Exercise details
Give back only the lines in the records below from the one with "Generate a Python" to the one with "return (px - l) / pw, 1 - (py - t) / ph", both inclusive, word for word.
--- start Material ---
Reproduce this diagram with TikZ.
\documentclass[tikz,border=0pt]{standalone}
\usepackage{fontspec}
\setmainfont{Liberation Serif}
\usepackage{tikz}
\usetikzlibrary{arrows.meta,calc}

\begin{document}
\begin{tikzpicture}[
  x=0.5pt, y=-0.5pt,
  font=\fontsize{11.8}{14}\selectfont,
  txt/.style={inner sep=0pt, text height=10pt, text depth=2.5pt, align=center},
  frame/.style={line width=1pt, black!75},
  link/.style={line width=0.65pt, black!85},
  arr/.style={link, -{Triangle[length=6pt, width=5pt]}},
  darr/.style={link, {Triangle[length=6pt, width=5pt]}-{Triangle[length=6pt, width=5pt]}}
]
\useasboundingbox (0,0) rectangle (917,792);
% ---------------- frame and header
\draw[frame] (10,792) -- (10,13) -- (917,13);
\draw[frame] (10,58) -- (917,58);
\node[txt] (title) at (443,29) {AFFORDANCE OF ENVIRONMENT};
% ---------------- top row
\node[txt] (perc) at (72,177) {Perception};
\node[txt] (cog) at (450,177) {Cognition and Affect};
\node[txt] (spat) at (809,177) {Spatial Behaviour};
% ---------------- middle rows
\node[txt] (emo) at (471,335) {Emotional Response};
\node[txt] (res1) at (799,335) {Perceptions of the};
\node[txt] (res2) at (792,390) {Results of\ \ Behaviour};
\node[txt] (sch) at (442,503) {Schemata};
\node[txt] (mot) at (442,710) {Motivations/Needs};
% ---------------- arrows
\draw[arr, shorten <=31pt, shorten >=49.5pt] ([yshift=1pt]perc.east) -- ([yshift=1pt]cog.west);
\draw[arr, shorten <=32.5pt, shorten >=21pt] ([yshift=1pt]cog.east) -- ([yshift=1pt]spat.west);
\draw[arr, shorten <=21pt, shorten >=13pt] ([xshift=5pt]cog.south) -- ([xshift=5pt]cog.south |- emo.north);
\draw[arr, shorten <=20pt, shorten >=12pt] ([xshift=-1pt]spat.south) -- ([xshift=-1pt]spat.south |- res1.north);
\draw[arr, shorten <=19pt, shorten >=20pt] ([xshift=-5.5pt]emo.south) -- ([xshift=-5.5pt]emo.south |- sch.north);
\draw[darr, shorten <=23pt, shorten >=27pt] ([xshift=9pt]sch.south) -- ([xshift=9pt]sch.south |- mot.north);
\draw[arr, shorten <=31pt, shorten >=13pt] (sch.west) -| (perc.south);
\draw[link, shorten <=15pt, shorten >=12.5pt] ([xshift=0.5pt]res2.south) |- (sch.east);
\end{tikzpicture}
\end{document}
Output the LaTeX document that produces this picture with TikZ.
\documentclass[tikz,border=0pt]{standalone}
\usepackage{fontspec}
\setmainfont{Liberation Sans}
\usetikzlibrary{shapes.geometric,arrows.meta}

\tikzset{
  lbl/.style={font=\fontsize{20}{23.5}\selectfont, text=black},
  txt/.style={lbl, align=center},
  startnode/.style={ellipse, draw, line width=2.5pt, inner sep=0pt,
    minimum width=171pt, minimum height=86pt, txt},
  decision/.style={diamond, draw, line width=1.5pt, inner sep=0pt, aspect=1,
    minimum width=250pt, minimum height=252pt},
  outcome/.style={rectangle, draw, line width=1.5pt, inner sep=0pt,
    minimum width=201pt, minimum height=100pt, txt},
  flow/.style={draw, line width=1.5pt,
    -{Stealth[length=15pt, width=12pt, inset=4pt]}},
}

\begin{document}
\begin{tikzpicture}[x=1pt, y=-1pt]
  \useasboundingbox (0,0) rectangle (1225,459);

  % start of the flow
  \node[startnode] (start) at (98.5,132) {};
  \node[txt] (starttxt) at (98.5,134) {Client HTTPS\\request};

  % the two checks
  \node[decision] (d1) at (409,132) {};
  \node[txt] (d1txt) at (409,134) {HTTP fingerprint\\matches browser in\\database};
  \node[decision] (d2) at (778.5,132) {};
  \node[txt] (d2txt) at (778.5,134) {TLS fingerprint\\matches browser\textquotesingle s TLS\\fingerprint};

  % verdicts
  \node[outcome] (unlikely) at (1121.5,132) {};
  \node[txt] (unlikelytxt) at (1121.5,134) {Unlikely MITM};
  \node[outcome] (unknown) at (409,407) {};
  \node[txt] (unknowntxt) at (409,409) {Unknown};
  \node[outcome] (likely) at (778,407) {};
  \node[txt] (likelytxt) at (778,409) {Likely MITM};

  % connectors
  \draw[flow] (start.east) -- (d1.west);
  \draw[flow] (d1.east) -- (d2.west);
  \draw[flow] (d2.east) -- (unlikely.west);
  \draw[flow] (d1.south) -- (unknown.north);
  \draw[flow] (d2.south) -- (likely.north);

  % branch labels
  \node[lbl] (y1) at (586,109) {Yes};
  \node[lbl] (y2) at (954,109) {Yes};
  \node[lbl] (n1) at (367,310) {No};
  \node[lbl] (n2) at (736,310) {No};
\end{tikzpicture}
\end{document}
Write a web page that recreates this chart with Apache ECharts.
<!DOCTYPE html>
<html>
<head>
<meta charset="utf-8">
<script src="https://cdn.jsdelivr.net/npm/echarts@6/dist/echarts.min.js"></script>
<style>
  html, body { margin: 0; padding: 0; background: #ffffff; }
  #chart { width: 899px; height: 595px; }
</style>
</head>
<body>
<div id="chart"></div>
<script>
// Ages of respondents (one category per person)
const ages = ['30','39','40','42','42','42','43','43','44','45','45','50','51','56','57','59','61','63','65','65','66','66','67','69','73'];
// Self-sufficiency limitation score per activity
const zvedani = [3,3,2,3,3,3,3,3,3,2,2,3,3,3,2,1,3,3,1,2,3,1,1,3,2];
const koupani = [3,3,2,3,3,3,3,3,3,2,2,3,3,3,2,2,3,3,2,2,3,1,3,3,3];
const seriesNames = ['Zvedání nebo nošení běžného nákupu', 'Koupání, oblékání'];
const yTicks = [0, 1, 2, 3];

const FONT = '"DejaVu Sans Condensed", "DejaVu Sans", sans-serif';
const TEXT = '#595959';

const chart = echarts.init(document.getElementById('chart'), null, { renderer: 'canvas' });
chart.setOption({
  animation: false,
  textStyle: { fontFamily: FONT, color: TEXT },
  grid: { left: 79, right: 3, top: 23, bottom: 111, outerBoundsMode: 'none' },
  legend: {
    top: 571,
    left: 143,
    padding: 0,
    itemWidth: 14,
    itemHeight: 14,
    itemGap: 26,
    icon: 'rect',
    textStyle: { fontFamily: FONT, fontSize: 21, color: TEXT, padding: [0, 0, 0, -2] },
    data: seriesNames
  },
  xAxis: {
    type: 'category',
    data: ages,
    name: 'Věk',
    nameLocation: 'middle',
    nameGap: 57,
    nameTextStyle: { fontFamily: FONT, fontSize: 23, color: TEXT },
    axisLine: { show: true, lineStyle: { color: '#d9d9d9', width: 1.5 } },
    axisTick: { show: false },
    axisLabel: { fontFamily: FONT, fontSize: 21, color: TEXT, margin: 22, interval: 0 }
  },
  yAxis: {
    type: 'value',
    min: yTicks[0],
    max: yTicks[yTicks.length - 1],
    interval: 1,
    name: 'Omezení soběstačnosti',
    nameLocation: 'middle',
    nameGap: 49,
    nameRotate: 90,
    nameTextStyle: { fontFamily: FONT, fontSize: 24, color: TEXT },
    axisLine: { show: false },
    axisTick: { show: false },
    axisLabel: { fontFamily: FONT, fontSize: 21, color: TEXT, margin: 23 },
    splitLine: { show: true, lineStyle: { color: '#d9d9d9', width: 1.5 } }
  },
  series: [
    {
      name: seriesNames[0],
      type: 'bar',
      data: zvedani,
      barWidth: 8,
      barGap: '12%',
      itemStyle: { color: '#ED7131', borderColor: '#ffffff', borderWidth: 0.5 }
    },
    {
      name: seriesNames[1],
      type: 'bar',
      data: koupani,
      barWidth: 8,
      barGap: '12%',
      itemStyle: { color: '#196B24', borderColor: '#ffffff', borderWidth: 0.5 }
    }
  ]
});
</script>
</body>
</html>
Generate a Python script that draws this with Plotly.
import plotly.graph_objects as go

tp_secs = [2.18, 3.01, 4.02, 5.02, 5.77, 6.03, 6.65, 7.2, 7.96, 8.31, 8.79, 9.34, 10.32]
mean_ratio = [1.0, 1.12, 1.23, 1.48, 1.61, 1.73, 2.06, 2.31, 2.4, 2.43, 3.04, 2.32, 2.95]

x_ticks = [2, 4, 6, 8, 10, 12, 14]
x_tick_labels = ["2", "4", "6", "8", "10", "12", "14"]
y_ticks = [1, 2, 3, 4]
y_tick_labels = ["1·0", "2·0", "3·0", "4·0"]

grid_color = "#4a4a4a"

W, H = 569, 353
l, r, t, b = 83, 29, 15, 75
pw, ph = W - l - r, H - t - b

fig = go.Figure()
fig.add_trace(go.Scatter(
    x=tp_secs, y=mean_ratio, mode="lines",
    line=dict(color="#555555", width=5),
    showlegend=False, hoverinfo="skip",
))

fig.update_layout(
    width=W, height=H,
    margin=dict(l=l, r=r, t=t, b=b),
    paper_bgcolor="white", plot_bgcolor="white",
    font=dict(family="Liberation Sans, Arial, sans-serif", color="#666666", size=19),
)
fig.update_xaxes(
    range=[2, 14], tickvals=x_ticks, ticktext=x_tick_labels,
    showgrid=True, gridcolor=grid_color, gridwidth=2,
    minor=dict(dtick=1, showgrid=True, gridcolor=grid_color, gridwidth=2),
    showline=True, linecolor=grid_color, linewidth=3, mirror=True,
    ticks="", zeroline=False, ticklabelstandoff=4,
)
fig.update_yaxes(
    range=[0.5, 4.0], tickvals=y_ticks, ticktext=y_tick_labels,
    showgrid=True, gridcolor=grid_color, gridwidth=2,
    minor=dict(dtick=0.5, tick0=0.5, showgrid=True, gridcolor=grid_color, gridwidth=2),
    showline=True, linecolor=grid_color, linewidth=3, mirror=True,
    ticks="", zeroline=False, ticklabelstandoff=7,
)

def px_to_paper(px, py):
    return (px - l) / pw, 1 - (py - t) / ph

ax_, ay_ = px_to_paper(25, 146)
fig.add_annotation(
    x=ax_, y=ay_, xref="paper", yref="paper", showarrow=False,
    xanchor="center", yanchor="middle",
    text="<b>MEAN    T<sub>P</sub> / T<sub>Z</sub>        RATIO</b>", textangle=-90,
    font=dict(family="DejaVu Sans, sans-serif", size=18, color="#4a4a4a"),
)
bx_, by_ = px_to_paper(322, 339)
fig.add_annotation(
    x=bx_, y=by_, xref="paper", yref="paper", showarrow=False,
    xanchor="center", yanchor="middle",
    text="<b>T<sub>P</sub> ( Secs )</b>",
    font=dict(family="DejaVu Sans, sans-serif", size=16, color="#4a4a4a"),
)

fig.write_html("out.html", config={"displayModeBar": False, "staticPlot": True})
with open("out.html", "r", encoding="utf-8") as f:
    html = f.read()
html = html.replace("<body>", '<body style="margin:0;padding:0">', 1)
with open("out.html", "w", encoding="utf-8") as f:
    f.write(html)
--- end Material ---
Output of the exercise
Generate a Python script that draws this with Plotly.
import plotly.graph_objects as go

tp_secs = [2.18, 3.01, 4.02, 5.02, 5.77, 6.03, 6.65, 7.2, 7.96, 8.31, 8.79, 9.34, 10.32]
mean_ratio = [1.0, 1.12, 1.23, 1.48, 1.61, 1.73, 2.06, 2.31, 2.4, 2.43, 3.04, 2.32, 2.95]

x_ticks = [2, 4, 6, 8, 10, 12, 14]
x_tick_labels = ["2", "4", "6", "8", "10", "12", "14"]
y_ticks = [1, 2, 3, 4]
y_tick_labels = ["1·0", "2·0", "3·0", "4·0"]

grid_color = "#4a4a4a"

W, H = 569, 353
l, r, t, b = 83, 29, 15, 75
pw, ph = W - l - r, H - t - b

fig = go.Figure()
fig.add_trace(go.Scatter(
    x=tp_secs, y=mean_ratio, mode="lines",
    line=dict(color="#555555", width=5),
    showlegend=False, hoverinfo="skip",
))

fig.update_layout(
    width=W, height=H,
    margin=dict(l=l, r=r, t=t, b=b),
    paper_bgcolor="white", plot_bgcolor="white",
    font=dict(family="Liberation Sans, Arial, sans-serif", color="#666666", size=19),
)
fig.update_xaxes(
    range=[2, 14], tickvals=x_ticks, ticktext=x_tick_labels,
    showgrid=True, gridcolor=grid_color, gridwidth=2,
    minor=dict(dtick=1, showgrid=True, gridcolor=grid_color, gridwidth=2),
    showline=True, linecolor=grid_color, linewidth=3, mirror=True,
    ticks="", zeroline=False, ticklabelstandoff=4,
)
fig.update_yaxes(
    range=[0.5, 4.0], tickvals=y_ticks, ticktext=y_tick_labels,
    showgrid=True, gridcolor=grid_color, gridwidth=2,
    minor=dict(dtick=0.5, tick0=0.5, showgrid=True, gridcolor=grid_color, gridwidth=2),
    showline=True, linecolor=grid_color, linewidth=3, mirror=True,
    ticks="", zeroline=False, ticklabelstandoff=7,
)

def px_to_paper(px, py):
    return (px - l) / pw, 1 - (py - t) / ph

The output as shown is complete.